Getting Our Words In Order

We can make a large horse go wherever we want by means of a small bit in its mouth.  And a small rudder makes a huge ship turn wherever the pilot chooses to go, even though the winds are strong.  In the same way, the tongue is a small thing that makes grand speeches.

But a tiny spark can set a great forest on fire.  And among all the parts of the body, the tongue is a flame of fire. It is a whole world of wickedness, corrupting your entire body. It can set your whole life on fire, for it is set on fire by hell itself.  James 3:3-6

One of the things that I find myself reflecting on are various conversations.  Overwhelmingly, I think of the conversations I have with my wife.  There are times when the conversation goes very well.  We interact with each other with ease, and things go well.  Then, there are the conversations where we simply are not going anywhere.  Those usually end up where my wife shuts down because of something I have said.  This is not my blaming her, and it is funny because it is not my tone that matters.  Because we have known each other for almost 40 years, she reacts the same way if I say a certain phrase.  For example, I will say, “I do not understand your decision,” and her response will be, “Stop yelling at me!”  It does matter how calm I am or where we are, my history made those words equivalent to my being either disapproving of or upset with her.  Thus, I have learned to either preface my statement with a comment saying, “Honey, I am not yelling or disapproving of what you are doing.  I am trying to gain clarity.”  This shift in my approach did not take a few days or weeks.  This took years before I could finally get her to remain calm when I said those words in that same order.

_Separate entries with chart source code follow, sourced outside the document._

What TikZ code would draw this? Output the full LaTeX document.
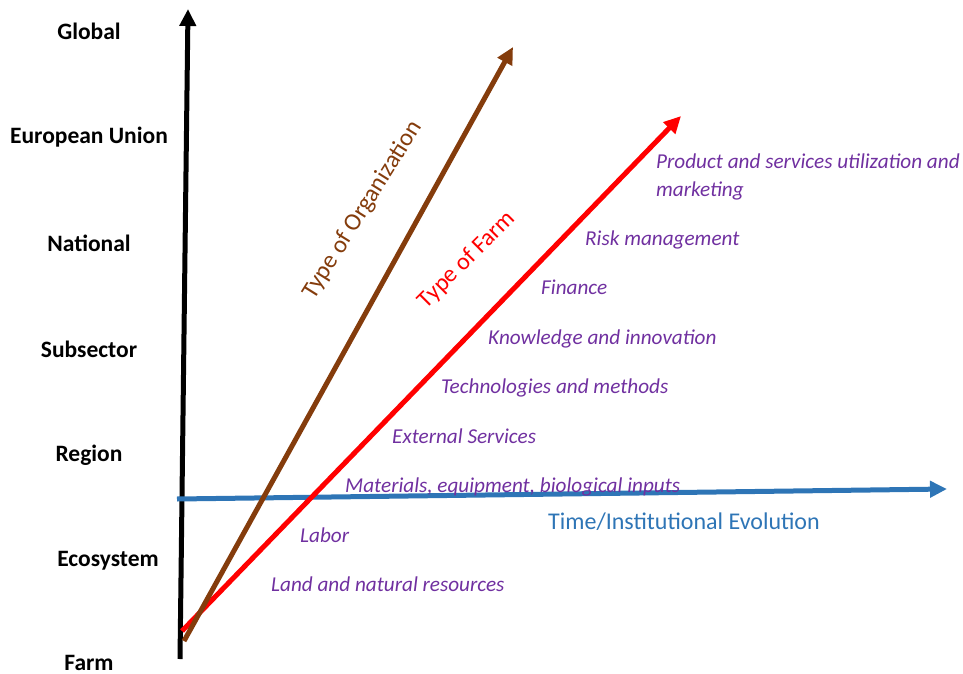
\documentclass[tikz,border=0pt]{standalone}
\usepackage{fontspec}
\setmainfont{Carlito}
\usetikzlibrary{arrows.meta}
\definecolor{orgbrown}{HTML}{843C0C}
\definecolor{farmred}{HTML}{FF0000}
\definecolor{factpurple}{HTML}{7030A0}
\definecolor{timeblue}{HTML}{2E75B6}

\begin{document}
\begin{tikzpicture}[
    x=1pt, y=-1pt,
    every node/.style={inner sep=0pt},
    level/.style={font=\fontsize{23.5}{26}\selectfont\bfseries},
    factor/.style={anchor=mid west, text=factpurple, font=\fontsize{21.2}{28}\selectfont\itshape, align=left},
    axis/.style={line width=5pt, -{Triangle[length=17pt,width=16pt]}},
]
\useasboundingbox (0,0) rectangle (963,674);

% scale levels on the vertical axis
\node[level] (global) at (89,31) {Global};
\node[level] (eu) at (89,137) {European Union};
\node[level] (national) at (89,243) {National};
\node[level] (subsector) at (89,349) {Subsector};
\node[level] (region) at (89,455) {Region};
\node[level] (ecosystem) at (108,561) {Ecosystem};
\node[level] (farm) at (89,663) {Farm};

% end points of the axes
\coordinate (vbot) at (180,659);
\coordinate (vtop) at (188,9);
\coordinate (tleft) at (177,499);
\coordinate (tright) at (947,489);
\coordinate (fbot) at (182,631);
\coordinate (ftop) at (681,116);
\coordinate (obot) at (184,641);
\coordinate (otop) at (513,47);

\draw[axis, black] (vbot) -- (vtop);
\draw[axis, timeblue] (tleft) -- (tright);
\draw[axis, farmred] (fbot) -- (ftop);
\draw[axis, orgbrown] (obot) -- (otop);

% axis titles
\node[rotate=58, text=orgbrown, font=\fontsize{24.5}{28}\selectfont] (orglabel) at (363,210) {Type of Organization};
\node[rotate=45, text=farmred, font=\fontsize{24}{28}\selectfont] (farmlabel) at (467,260) {Type of Farm};
\node[anchor=mid west, text=timeblue, font=\fontsize{24}{28}\selectfont] (timelabel) at (548,527) {Time/Institutional Evolution};

% production factors along the farm axis
\node[factor] (land) at (271,589) {Land and natural resources};
\node[factor] (labor) at (300,540) {Labor};
\node[factor] (materials) at (345,490) {Materials, equipment, biological inputs};
\node[factor] (services) at (392,441) {External Services};
\node[factor] (tech) at (441,391) {Technologies and methods};
\node[factor] (knowledge) at (488,342) {Knowledge and innovation};
\node[factor] (finance) at (541,292) {Finance};
\node[factor] (risk) at (585,243) {Risk management};
\node[factor, anchor=north west] (product) at (656,154) {Product and services utilization and\\marketing};
\end{tikzpicture}
\end{document}
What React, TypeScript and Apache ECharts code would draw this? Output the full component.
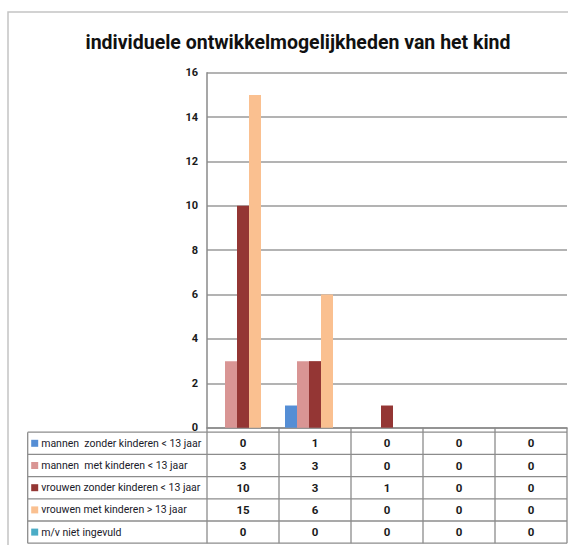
import React, { useEffect, useRef } from "react";
import * as echarts from "echarts";

const title = "individuele ontwikkelmogelijkheden van het kind";
const categories = ["1", "2", "3", "4", "5"];
const seriesNames = [
  "mannen  zonder kinderen < 13 jaar",
  "mannen  met kinderen < 13 jaar",
  "vrouwen zonder kinderen < 13 jaar",
  "vrouwen met kinderen > 13 jaar",
  "m/v niet ingevuld",
];
const mannenZonder = [0, 1, 0, 0, 0];
const mannenMet = [3, 3, 0, 0, 0];
const vrouwenZonder = [10, 3, 1, 0, 0];
const vrouwenMet = [15, 6, 0, 0, 0];
const nietIngevuld = [0, 0, 0, 0, 0];
const seriesValues = [mannenZonder, mannenMet, vrouwenZonder, vrouwenMet, nietIngevuld];
const colors = ["#558ED5", "#D99594", "#943634", "#FAC090", "#4BACC6"];

const narrow = "Roboto, 'Liberation Sans Narrow', sans-serif";

export default function App() {
  const ref = useRef<HTMLDivElement>(null);
  useEffect(() => {
    if (!ref.current) return;
    const chart = echarts.init(ref.current, null, { renderer: "svg" });
    chart.setOption({
      animation: false,
      backgroundColor: "#ffffff",
      title: {
        text: title,
        left: 293,
        textAlign: "center",
        top: 27,
        textStyle: { fontFamily: narrow, fontWeight: "bold", fontSize: 19.5, color: "#111" },
      },
      grid: { left: 207, top: 72.7, right: 1, bottom: 117.3, containLabel: false },
      xAxis: {
        type: "category",
        data: categories,
        axisLine: { show: true, lineStyle: { color: "#8a8a8a", width: 1.5 } },
        axisTick: { show: false },
        axisLabel: { show: false },
        splitLine: { show: false },
      },
      yAxis: {
        type: "value",
        min: 0,
        max: 16,
        interval: 2,
        axisLine: { show: true, lineStyle: { color: "#8a8a8a", width: 1.5 } },
        axisTick: { show: false },
        axisLabel: { fontFamily: narrow, fontWeight: "bold", fontSize: 11, color: "#1a1a1a", margin: 9 },
        splitLine: { show: true, lineStyle: { color: "#9a9a9a", width: 1.5 } },
      },
      series: seriesNames.map((name, i) => ({
        name,
        type: "bar",
        data: seriesValues[i],
        barGap: "0%",
        barCategoryGap: "16.7%",
        itemStyle: { color: colors[i] },
      })),
    });

    // Build the data table below the plot using the chart's own scales
    const x0 = chart.convertToPixel({ xAxisIndex: 0 }, categories[0]) as number;
    const x1 = chart.convertToPixel({ xAxisIndex: 0 }, categories[1]) as number;
    const band = x1 - x0;
    const axisY = chart.convertToPixel({ yAxisIndex: 0 }, 0) as number;
    const tableTop = axisY + 4.5;
    const rowH = 22.2;
    const tableLeft = 27.7;
    const firstLeft = x0 - band / 2;
    const tableRight = firstLeft + band * categories.length;
    const tableBottom = tableTop + rowH * seriesNames.length;
    const lineStyle = { stroke: "#8c8c8c", lineWidth: 1.3 };
    const g: any[] = [];
    // outer chart border
    g.push({ type: "rect", shape: { x: 8, y: 12, width: 580, height: 560 }, style: { fill: "none", stroke: "#c4c4c4", lineWidth: 1.5 }, silent: true });
    for (let r = 0; r <= seriesNames.length; r++) {
      const y = tableTop + r * rowH;
      g.push({ type: "line", shape: { x1: tableLeft, y1: y, x2: tableRight, y2: y }, style: lineStyle });
    }
    g.push({ type: "line", shape: { x1: tableLeft, y1: tableTop, x2: tableLeft, y2: tableBottom }, style: lineStyle });
    for (let c = 0; c <= categories.length; c++) {
      const x = firstLeft + c * band;
      g.push({ type: "line", shape: { x1: x, y1: axisY, x2: x, y2: tableBottom }, style: lineStyle });
    }
    seriesNames.forEach((name, r) => {
      const cy = tableTop + r * rowH + rowH / 2;
      g.push({ type: "rect", shape: { x: tableLeft + 3.5, y: cy - 3.5, width: 7, height: 7 }, style: { fill: colors[r] } });
      g.push({
        type: "text",
        x: tableLeft + 13.5,
        y: cy,
        style: { text: name, fontFamily: narrow, fontSize: 10.5, fill: "#1a1a2a", verticalAlign: "middle", align: "left" },
      });
      seriesValues[r].forEach((v, c) => {
        const cx = chart.convertToPixel({ xAxisIndex: 0 }, categories[c]) as number;
        g.push({
          type: "text",
          x: cx,
          y: cy,
          style: { text: String(v), fontFamily: narrow, fontWeight: "bold", fontSize: 11.5, fill: "#1a1a1a", align: "center", verticalAlign: "middle" },
        });
      });
    });
    chart.setOption({ graphic: g });
    return () => chart.dispose();
  }, []);
  return <div ref={ref} style={{ width: 568, height: 545, position: "absolute", left: 0, top: 0 }} />;
}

The point of my bringing this up is simply our words matter to both God and others.  Many of us heard when we were children, “Stick and stones may break my bones, but names will never hurt me.”  But we know that is not true.  Ask someone whose parent called them lost.  How about words that you never hear?  What about when you do not hear something like, “I love you” from a loved one?  These things must have been important because the Bible places weight on our use of words many times in the Bible.  Proverbs speaks of this saying, “The words of the godly are a life-giving fountain; the words of the wicked conceal violent intentions.” (Proverbs 10:11) David said, “May the words of my mouth and the meditation of my heart be pleasing to you, O Lord, my rock and my redeemer.” (Psalm 19:14) Along those lines, we should heed the words of James today for in as much as our words have positive impact, they can be destructive as well.  Andy Stanley, noting that impact of what we say, said that who we are to others determines the weight and impact of our words, and it’s the impact that ultimately determines the outcome.  God wants us to understand that our words have a huge impact to those near to us.  We know this when a person who asks nothing in return says, “I love you,” versus the person who say, “I love you, and can you give me twenty dollars.”  Jesus loves us unconditionally.  Our relationship centers around our giving love to Him simply because He loved us first.  Thus, we pour out our hearts in prayer often with words of praise and adoration.  We are to take heed to James as a warning too because our words can either build up or tear down a person.

God wants us to be wary of the words we use no matter the circumstances.  Paul wrote to the Ephesians, “Don’t use foul or abusive language. Let everything you say be good and helpful, so that your words will be an encouragement to those who hear them.” (Ephesians 4:29)  God tells us that you are special.  We are valued to Him, a prized possession.  More importantly, He wants us to let others know just how special they are too, and only way to do that is through the very encouragement Paul spoke of.  Let us be of encouragement to others through our words and even deeds and talk to others with the heart of God.  Not the Firestarter.  Who have you hurt where your words can mend the relationship?  Where can you be more encouraging verbally of others?  My prayer is that we let the heart and spirit of God in so that we get our words in order.  Amen.